RECORDED INFORMATION:
----------
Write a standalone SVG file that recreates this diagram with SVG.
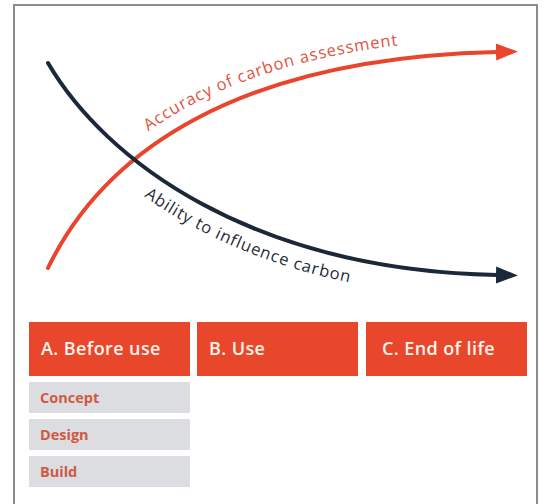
<svg xmlns="http://www.w3.org/2000/svg" width="544" height="504" viewBox="0 0 544 504">
  <style>
    .frame { fill: #ffffff; stroke: #8c8c8c; stroke-width: 2; }
    .curve { fill: none; stroke-width: 4; stroke-linecap: round; }
    .red { stroke: #e8452c; }
    .dark { stroke: #1b2838; }
    .lbl { font-family: "Open Sans", "Noto Sans", sans-serif; font-size: 16.5px; font-weight: 500; letter-spacing: 0.9px; }
    .phase { fill: #e8472b; }
    .phase-text { font-family: "Open Sans", "Noto Sans", sans-serif; font-size: 18px; font-weight: 600; letter-spacing: 0.4px; fill: #fff4ec; }
    .stage { fill: #dcdde0; }
    .stage-text { font-family: "Open Sans", "Noto Sans", sans-serif; font-size: 14.5px; font-weight: 700; fill: #cf5a44; }
  </style>
  <defs>
    <marker id="arrow-red" markerUnits="userSpaceOnUse" markerWidth="24" markerHeight="18" refX="1" refY="8.5" orient="auto">
      <path d="M0,0 L22,8.5 L0,17 z" fill="#e8452c"/>
    </marker>
    <marker id="arrow-dark" markerUnits="userSpaceOnUse" markerWidth="24" markerHeight="18" refX="1" refY="8.5" orient="auto">
      <path d="M0,0 L22,8.5 L0,17 z" fill="#1b2838"/>
    </marker>
    <!-- baselines for the curve labels, running parallel to each curve -->
    <path id="accuracy-base" d="M42,255 C99,137 234,45 491,39"/>
    <path id="ability-base" d="M40,87 C97,184 243,293 490,298"/>
  </defs>

  <rect class="frame" x="14" y="5" width="523" height="510"/>

  <g id="connectors">
    <path id="accuracy-curve" class="curve red" d="M48,268 C105,150 240,58 497,52" marker-end="url(#arrow-red)"/>
    <path id="ability-curve" class="curve dark" d="M48,63 C105,160 250,270 497,275" marker-end="url(#arrow-dark)"/>
    <text class="lbl" fill="#e0533c"><textPath href="#accuracy-base" startOffset="165">Accuracy of carbon assessment</textPath></text>
    <text class="lbl" fill="#1f2a36"><textPath href="#ability-base" startOffset="152">Ability to influence carbon</textPath></text>
  </g>

  <g id="phase-a">
    <rect class="phase" x="29" y="322" width="161" height="54"/>
    <text class="phase-text" x="41" y="355">A. Before use</text>
  </g>
  <g id="phase-b">
    <rect class="phase" x="197" y="322" width="161" height="54"/>
    <text class="phase-text" x="209" y="355">B. Use</text>
  </g>
  <g id="phase-c">
    <rect class="phase" x="366" y="322" width="161" height="54"/>
    <text class="phase-text" x="382" y="355">C. End of life</text>
  </g>

  <g id="stage-concept">
    <rect class="stage" x="29" y="382" width="161" height="31"/>
    <text class="stage-text" x="40" y="403">Concept</text>
  </g>
  <g id="stage-design">
    <rect class="stage" x="29" y="419" width="161" height="31"/>
    <text class="stage-text" x="40" y="440">Design</text>
  </g>
  <g id="stage-build">
    <rect class="stage" x="29" y="456" width="161" height="31"/>
    <text class="stage-text" x="40" y="477">Build</text>
  </g>
</svg>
----------
GOAL:
Keep the pictures out of the copy and write out the data exactly as it stands.

TASK RESPONSE:
Write a standalone SVG file that recreates this diagram with SVG.
<svg xmlns="http://www.w3.org/2000/svg" width="544" height="504" viewBox="0 0 544 504">
  <style>
    .frame { fill: #ffffff; stroke: #8c8c8c; stroke-width: 2; }
    .curve { fill: none; stroke-width: 4; stroke-linecap: round; }
    .red { stroke: #e8452c; }
    .dark { stroke: #1b2838; }
    .lbl { font-family: "Open Sans", "Noto Sans", sans-serif; font-size: 16.5px; font-weight: 500; letter-spacing: 0.9px; }
    .phase { fill: #e8472b; }
    .phase-text { font-family: "Open Sans", "Noto Sans", sans-serif; font-size: 18px; font-weight: 600; letter-spacing: 0.4px; fill: #fff4ec; }
    .stage { fill: #dcdde0; }
    .stage-text { font-family: "Open Sans", "Noto Sans", sans-serif; font-size: 14.5px; font-weight: 700; fill: #cf5a44; }
  </style>
  <defs>
    <marker id="arrow-red" markerUnits="userSpaceOnUse" markerWidth="24" markerHeight="18" refX="1" refY="8.5" orient="auto">
      <path d="M0,0 L22,8.5 L0,17 z" fill="#e8452c"/>
    </marker>
    <marker id="arrow-dark" markerUnits="userSpaceOnUse" markerWidth="24" markerHeight="18" refX="1" refY="8.5" orient="auto">
      <path d="M0,0 L22,8.5 L0,17 z" fill="#1b2838"/>
    </marker>
    <!-- baselines for the curve labels, running parallel to each curve -->
    <path id="accuracy-base" d="M42,255 C99,137 234,45 491,39"/>
    <path id="ability-base" d="M40,87 C97,184 243,293 490,298"/>
  </defs>

  <rect class="frame" x="14" y="5" width="523" height="510"/>

  <g id="connectors">
    <path id="accuracy-curve" class="curve red" d="M48,268 C105,150 240,58 497,52" marker-end="url(#arrow-red)"/>
    <path id="ability-curve" class="curve dark" d="M48,63 C105,160 250,270 497,275" marker-end="url(#arrow-dark)"/>
    <text class="lbl" fill="#e0533c"><textPath href="#accuracy-base" startOffset="165">Accuracy of carbon assessment</textPath></text>
    <text class="lbl" fill="#1f2a36"><textPath href="#ability-base" startOffset="152">Ability to influence carbon</textPath></text>
  </g>

  <g id="phase-a">
    <rect class="phase" x="29" y="322" width="161" height="54"/>
    <text class="phase-text" x="41" y="355">A. Before use</text>
  </g>
  <g id="phase-b">
    <rect class="phase" x="197" y="322" width="161" height="54"/>
    <text class="phase-text" x="209" y="355">B. Use</text>
  </g>
  <g id="phase-c">
    <rect class="phase" x="366" y="322" width="161" height="54"/>
    <text class="phase-text" x="382" y="355">C. End of life</text>
  </g>

  <g id="stage-concept">
    <rect class="stage" x="29" y="382" width="161" height="31"/>
    <text class="stage-text" x="40" y="403">Concept</text>
  </g>
  <g id="stage-design">
    <rect class="stage" x="29" y="419" width="161" height="31"/>
    <text class="stage-text" x="40" y="440">Design</text>
  </g>
  <g id="stage-build">
    <rect class="stage" x="29" y="456" width="161" height="31"/>
    <text class="stage-text" x="40" y="477">Build</text>
  </g>
</svg>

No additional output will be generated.